Maybe the advice of clan members took you to Spirited Heights to scout for a future expedition - you could mention this in the introduction to the piece and then have grumbled comments by the person scouting about how they always have to scout to protect everyone else's backs from in front; some thought text near the middle about how the clanleader is probably sitting next to a warm fire with a pot of ale. You need to work things like this into the tale and make sure that the reader doesn't forget it. Reinforce the idea - don't just state the same thing in the same way every time, just make comments from time to time and let the reader's mind accept the concept. Three times is the minimum you should strive for in a short story, four is the most - a general guide but a good one.

Justifying an event is not just saying that "the gods let him..." or anything similar - dragging the gods out for every opportunity is rather lame and reduces any tension that the reader may have gained. So the god wants this? Why doesn't this divine being with overwhelming abilities just get it themselves?

"Well, the character has always been a warrior, but has been good at magic without being trained..." is just as bad. Magic is traditionally the art of those who train long and hard in that field, as are the martial arts when you think about it. Don't try to go too far outside the established boundaries.

What sort of things can you use to justify a concept? Orders from the clanleader have been mentioned, and that's not too bad. A wizard wants a certain root to complete a spell, adequate as spellcasters (wizards and witches alike) traditionally need rare items to cast complex magics. We have a rich tradition of fantasy material that many of your readers will have dipped into - they will accept the traditional justifications with ease. Need to defeat a great evil? Great - count me in! Seeking a treasure from an old map? What better way to spend an afternoon?

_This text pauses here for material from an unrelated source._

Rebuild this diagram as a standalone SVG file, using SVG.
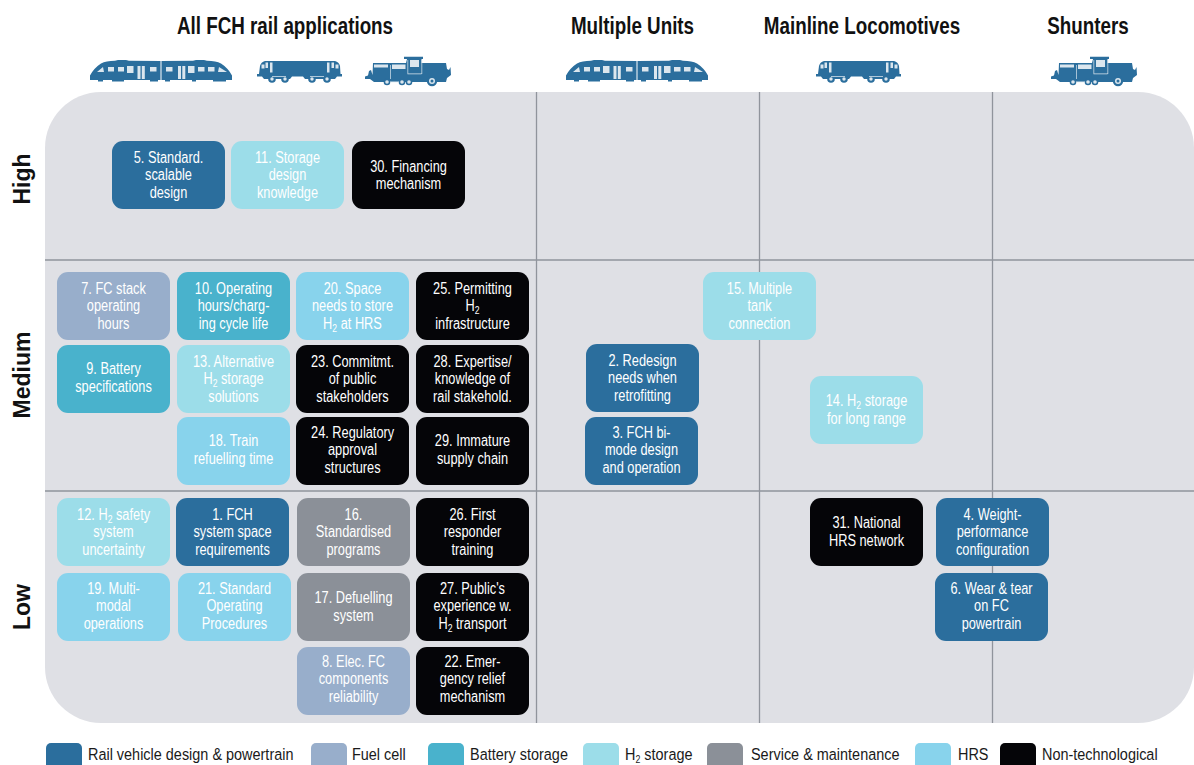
<svg xmlns="http://www.w3.org/2000/svg" width="1194" height="765" viewBox="0 0 1194 765">
<style>
text{font-family:"Liberation Sans",Arial,sans-serif}
.n text{font-size:15.6px;fill:#fff;text-anchor:middle;transform-box:fill-box;transform-origin:50% 50%;transform:scaleX(.82)}
.n rect{width:113px;height:68px;rx:11px;ry:11px}
.sub{font-size:10.5px}
.d{fill:#2b6e9d}.f{fill:#98aecb}.b{fill:#49b2cc}.h{fill:#9cdde9}.s{fill:#8b9098}.r{fill:#88d3ec}.k{fill:#050508}
.hd{font-size:23.5px;font-weight:bold;fill:#111;text-anchor:middle;transform-box:fill-box;transform-origin:50% 50%;transform:scaleX(.8)}
.side{font-size:23px;font-weight:bold;fill:#111;text-anchor:middle}
.lg text{font-size:17.2px;fill:#1a1a1a;transform-box:fill-box;transform-origin:0 50%;transform:scaleX(.84)}
.lg rect{width:36px;height:28px;rx:5px;ry:5px;y:743px}
.g{stroke:#90949c;stroke-width:1.3;fill:none}
.ic{fill:#2b6e9d}.w{fill:#dbe6ee}
</style>
<defs>
<g id="mu">
<path class="ic" d="M90,75.500 Q94,68 101,63.500 Q106,61 115,60.800 L118,60 L126,60 L129,60.800 L160.500,61 L160.500,80 L161.500,80 L161.500,61 L193,60.800 L196,60 L204,60 L207,60.800 Q216,61 221,63.500 Q228,68 232,75.500 L232,80 L226,80 L226,81.500 L213,81.500 L213,80 L196,80 L196,81.500 L192,81.500 L192,80 L170,80 L170,81.500 L165,81.500 L165,80 L158,80 L158,81.500 L150,81.500 L150,80 L124,80 L124,81.500 L112,81.500 L112,80 L103,80 L103,81.500 L98,81.500 L98,80 L90,80Z"/>
<path class="w" d="M97,72 L103,67 L104,72Z M108,67h6v4.500h-6z M118,67h6v4.500h-6z M127,66h6.500v7h-6.500z M137.500,66h3v13h-3z M141.800,66h3v13h-3z M150,67h6.500v4.500h-6.500z M166,67h6.500v4.500h-6.500z M178,66h3v13h-3z M182.300,66h3v13h-3z M188,66h6.500v7h-6.500z M198,67h6.500v4.500h-6.500z M208,67h6.500v4.500h-6.500z M219,67 L227,72 L218,72Z"/>
</g>
<g id="loco">
<path class="ic" d="M259,74 L260,66 Q261,62 265,61 L335,61 Q339,62 340,66 L340.500,74 L342,74 L342,76.500 L337,76.500 L335,79 L305,79 L303,76.500 L292,76.500 L290,79 L264,79 L262,76.500 L257,76.500 L257,74Z"/>
<circle class="ic" cx="272" cy="79" r="3.800"/><circle class="ic" cx="285" cy="79" r="3.800"/><circle class="ic" cx="312" cy="79" r="3.800"/><circle class="ic" cx="327" cy="79" r="3.800"/>
<path class="w" d="M261.500,64.500h3v4h-3z M265.500,62.500h2.500v5.500h-2.500z M270,62.500h2.500v10h-2.500z M327,62.500h2.500v10h-2.500z M331.500,62.500h2.500v5.500h-2.500z M335.500,64.500h3v4h-3z"/>
<path class="w" d="M272,76.200h14v.8h-14z M310,76.200h14v.8h-14z"/>
<circle class="w" cx="272" cy="79" r="1.700"/><circle class="w" cx="285" cy="79" r="1.700"/><circle class="w" cx="312" cy="79" r="1.700"/><circle class="w" cx="327" cy="79" r="1.700"/>
</g>
<g id="shunter">
<path class="ic" d="M365,79 L365,76.500 L368,75.500 L369,71 L371,70 L372.500,75 L373,63 L406,63 L407,59 L404,59 L404,56.800 L423,56.800 L423,59 L421.500,59 L421.500,63 L446,63 L447,69 L449,70 L450.500,67 L451,75 L447,78 L446,82 L396,82 L392,82 L374,82 L370,79Z"/>
<circle class="ic" cx="387" cy="82" r="3.300"/><circle class="ic" cx="402" cy="82" r="3.300"/><circle class="ic" cx="409" cy="82" r="3.300"/><circle class="ic" cx="432" cy="81" r="5.200"/>
<path class="w" d="M374,64.500h14v3h-14z M392,64.500h13.500v4.500h-13.500z M390,65h.7v14h-.7z M410,60h9v7h-9z M407.500,60h.7v14h-.7zM407.500,73.500h14v.7h-14z M421.500,60h.7v14h-.7z"/>
<circle class="w" cx="387" cy="82" r="1.800"/><circle class="w" cx="402" cy="82" r="1.800"/><circle class="w" cx="409" cy="82" r="1.800"/><circle class="w" cx="432" cy="81" r="3"/><circle class="ic" cx="432" cy="81" r="1.500"/>
<path class="w" d="M390,81.500h9v.8h-9z"/>
</g>
</defs>

<g id="headers">
<text class="hd" x="285" y="34">All FCH rail applications</text>
<text class="hd" x="632.500" y="34">Multiple Units</text>
<text class="hd" x="862" y="34">Mainline Locomotives</text>
<text class="hd" x="1088" y="34">Shunters</text>
<text class="side" transform="translate(30,179) rotate(-90)">High</text>
<text class="side" transform="translate(30,375) rotate(-90)">Medium</text>
<text class="side" transform="translate(30,607) rotate(-90)">Low</text>
</g>
<g id="icons">
<use href="#mu"/><use href="#loco"/><use href="#shunter"/>
<use href="#mu" x="476"/><use href="#loco" x="559"/><use href="#shunter" x="686"/>
</g>
<rect id="panel" x="45" y="92" width="1149" height="631" rx="56" ry="56" fill="#dfe0e5"/>
<g id="grid" class="g">
<path d="M45,260H1194M45,491H1194M536.500,92V723M759.500,92V723M992.500,92V723"/>
</g>
<g id="connectors"/>

<g id="n5" class="n" transform="translate(112,141)"><rect class="d"/><text x="56.500" y="22">5. Standard.</text><text x="56.500" y="39.500">scalable</text><text x="56.500" y="57">design</text></g>
<g id="n11" class="n" transform="translate(231,141)"><rect class="h"/><text x="56.500" y="22">11. Storage</text><text x="56.500" y="39.500">design</text><text x="56.500" y="57">knowledge</text></g>
<g id="n30" class="n" transform="translate(352,141)"><rect class="k"/><text x="56.500" y="31">30. Financing</text><text x="56.500" y="48.500">mechanism</text></g>

<g id="n7" class="n" transform="translate(57,272)"><rect class="f"/><text x="56.500" y="22">7. FC stack</text><text x="56.500" y="39.500">operating</text><text x="56.500" y="57">hours</text></g>
<g id="n10" class="n" transform="translate(177,272)"><rect class="b"/><text x="56.500" y="22">10. Operating</text><text x="56.500" y="39.500">hours/charg-</text><text x="56.500" y="57">ing cycle life</text></g>
<g id="n20" class="n" transform="translate(296,272)"><rect class="r"/><text x="56.500" y="22">20. Space</text><text x="56.500" y="39.500">needs to store</text><text x="56.500" y="57">H<tspan class="sub" dy="3">2</tspan><tspan dy="-3"> at HRS</tspan></text></g>
<g id="n25" class="n" transform="translate(416,272)"><rect class="k"/><text x="56.500" y="22">25. Permitting</text><text x="56.500" y="39.500">H<tspan class="sub" dy="3">2</tspan></text><text x="56.500" y="57">infrastructure</text></g>

<g id="n9" class="n" transform="translate(57,345)"><rect class="b"/><text x="56.500" y="29">9. Battery</text><text x="56.500" y="47">specifications</text></g>
<g id="n13" class="n" transform="translate(177,345)"><rect class="h"/><text x="56.500" y="22">13. Alternative</text><text x="56.500" y="39.500">H<tspan class="sub" dy="3">2</tspan><tspan dy="-3"> storage</tspan></text><text x="56.500" y="57">solutions</text></g>
<g id="n23" class="n" transform="translate(296,345)"><rect class="k"/><text x="56.500" y="22">23. Commitmt.</text><text x="56.500" y="39.500">of public</text><text x="56.500" y="57">stakeholders</text></g>
<g id="n28" class="n" transform="translate(416,345)"><rect class="k"/><text x="56.500" y="22">28. Expertise/</text><text x="56.500" y="39.500">knowledge of</text><text x="56.500" y="57">rail stakehold.</text></g>

<g id="n18" class="n" transform="translate(177,417)"><rect class="r"/><text x="56.500" y="29">18. Train</text><text x="56.500" y="47">refuelling time</text></g>
<g id="n24" class="n" transform="translate(296,417)"><rect class="k"/><text x="56.500" y="21">24. Regulatory</text><text x="56.500" y="38.500">approval</text><text x="56.500" y="56">structures</text></g>
<g id="n29" class="n" transform="translate(416,417)"><rect class="k"/><text x="56.500" y="29">29. Immature</text><text x="56.500" y="47">supply chain</text></g>

<g id="n12" class="n" transform="translate(57,498)"><rect class="h"/><text x="56.500" y="22">12. H<tspan class="sub" dy="3">2</tspan><tspan dy="-3"> safety</tspan></text><text x="56.500" y="39.500">system</text><text x="56.500" y="57">uncertainty</text></g>
<g id="n1" class="n" transform="translate(176,498)"><rect class="d"/><text x="56.500" y="22">1. FCH</text><text x="56.500" y="39.500">system space</text><text x="56.500" y="57">requirements</text></g>
<g id="n16" class="n" transform="translate(297,498)"><rect class="s"/><text x="56.500" y="22">16.</text><text x="56.500" y="39.500">Standardised</text><text x="56.500" y="57">programs</text></g>
<g id="n26" class="n" transform="translate(416,498)"><rect class="k"/><text x="56.500" y="22">26. First</text><text x="56.500" y="39.500">responder</text><text x="56.500" y="57">training</text></g>

<g id="n19" class="n" transform="translate(57,573)"><rect class="r"/><text x="56.500" y="21">19. Multi-</text><text x="56.500" y="38.500">modal</text><text x="56.500" y="56">operations</text></g>
<g id="n21" class="n" transform="translate(178,573)"><rect class="r"/><text x="56.500" y="21">21. Standard</text><text x="56.500" y="38.500">Operating</text><text x="56.500" y="56">Procedures</text></g>
<g id="n17" class="n" transform="translate(297,573)"><rect class="s"/><text x="56.500" y="30">17. Defuelling</text><text x="56.500" y="48">system</text></g>
<g id="n27" class="n" transform="translate(416,573)"><rect class="k"/><text x="56.500" y="21">27. Public's</text><text x="56.500" y="38.500">experience w.</text><text x="56.500" y="56">H<tspan class="sub" dy="3">2</tspan><tspan dy="-3"> transport</tspan></text></g>

<g id="n8" class="n" transform="translate(297,647)"><rect class="f"/><text x="56.500" y="20">8. Elec. FC</text><text x="56.500" y="37.500">components</text><text x="56.500" y="55">reliability</text></g>
<g id="n22" class="n" transform="translate(416,647)"><rect class="k"/><text x="56.500" y="20">22. Emer-</text><text x="56.500" y="37.500">gency relief</text><text x="56.500" y="55">mechanism</text></g>

<g id="n15" class="n" transform="translate(703,272)"><rect class="h"/><text x="56.500" y="22">15. Multiple</text><text x="56.500" y="39.500">tank</text><text x="56.500" y="57">connection</text></g>
<g id="n2" class="n" transform="translate(586,344)"><rect class="d"/><text x="56.500" y="22">2. Redesign</text><text x="56.500" y="39.500">needs when</text><text x="56.500" y="57">retrofitting</text></g>
<g id="n3" class="n" transform="translate(585,417)"><rect class="d"/><text x="56.500" y="21">3. FCH bi-</text><text x="56.500" y="38.500">mode design</text><text x="56.500" y="56">and operation</text></g>
<g id="n14" class="n" transform="translate(810,376)"><rect class="h"/><text x="56.500" y="30">14. H<tspan class="sub" dy="3">2</tspan><tspan dy="-3"> storage</tspan></text><text x="56.500" y="48">for long range</text></g>
<g id="n31" class="n" transform="translate(810,498)"><rect class="k"/><text x="56.500" y="30">31. National</text><text x="56.500" y="48">HRS network</text></g>
<g id="n4" class="n" transform="translate(936,498)"><rect class="d"/><text x="56.500" y="22">4. Weight-</text><text x="56.500" y="39.500">performance</text><text x="56.500" y="57">configuration</text></g>
<g id="n6" class="n" transform="translate(935,573)"><rect class="d"/><text x="56.500" y="21">6. Wear &amp; tear</text><text x="56.500" y="38.500">on FC</text><text x="56.500" y="56">powertrain</text></g>

<g id="legend" class="lg">
<g id="lg1"><rect class="d" x="46"/><text x="88" y="760">Rail vehicle design &amp; powertrain</text></g>
<g id="lg2"><rect class="f" x="311"/><text x="352" y="760">Fuel cell</text></g>
<g id="lg3"><rect class="b" x="428"/><text x="470" y="760">Battery storage</text></g>
<g id="lg4"><rect class="h" x="583"/><text x="625" y="760">H<tspan class="sub" dy="3">2</tspan><tspan dy="-3"> storage</tspan></text></g>
<g id="lg5"><rect class="s" x="707"/><text x="751" y="760">Service &amp; maintenance</text></g>
<g id="lg6"><rect class="r" x="915"/><text x="958" y="760">HRS</text></g>
<g id="lg7"><rect class="k" x="1000"/><text x="1042" y="760">Non-technological</text></g>
</g>
</svg>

One thing to avoid upon pain of me pointing it out is the sudden conversion. This can come in many forms, but you've all seen the movies where the bad guy turns good at the end, yes? How many of these were convincing? Perhaps the only one that I can think of that did it well was episodes four to six of Star Wars where Vader eventually turns to the light side of the force. At least he had the justification of family involved, and it took two films for him to come around to that state. In a short tale, you don't have the luxury of enough time and space to get away with this.

I said this conversion comes in many forms - I'm thinking of more than the "Well, you're such a good chap I'll act that way now myself," sort of thing. I've had stories submitted that contained elements where the characters accepted the word of a turncoat and trusted them implicitly from there on. Try this example I've made up - single character ends up killing the Wargs in the bottom of Riverton Mines. Wanders into Malevich's lair and gulps nervously. Says something like, "Whoops, I seem to have killed all your guard wolves." Malevich prepares to attack but our hero is quick-thinking - "I can guard you instead..." Now what would Malevich say to this? There's no way he'd say, "Yes", but I've had several stories with similar concepts accepted before. In a Mudslinger story, you do not have time to both set a character's personality and attributes in the reader's mind and then make them change convincingly.

One aspect that I'll be dealing with in more detail in a future section is comedy, but in reference to the information above you can get away with a lot more in a humorous piece without justifying it. As mentioned previously, people want to be entertained - if your comments are genuinely funny, people will accept it with less hesitation.

Another aspect to making people accept what you are saying is to make it seem that the reader is actually in the piece. Describe what your character sees as if they can see it - the reader will have some experience and their own ideas. If you can connect with them on this level then this will help then connect with your justifications.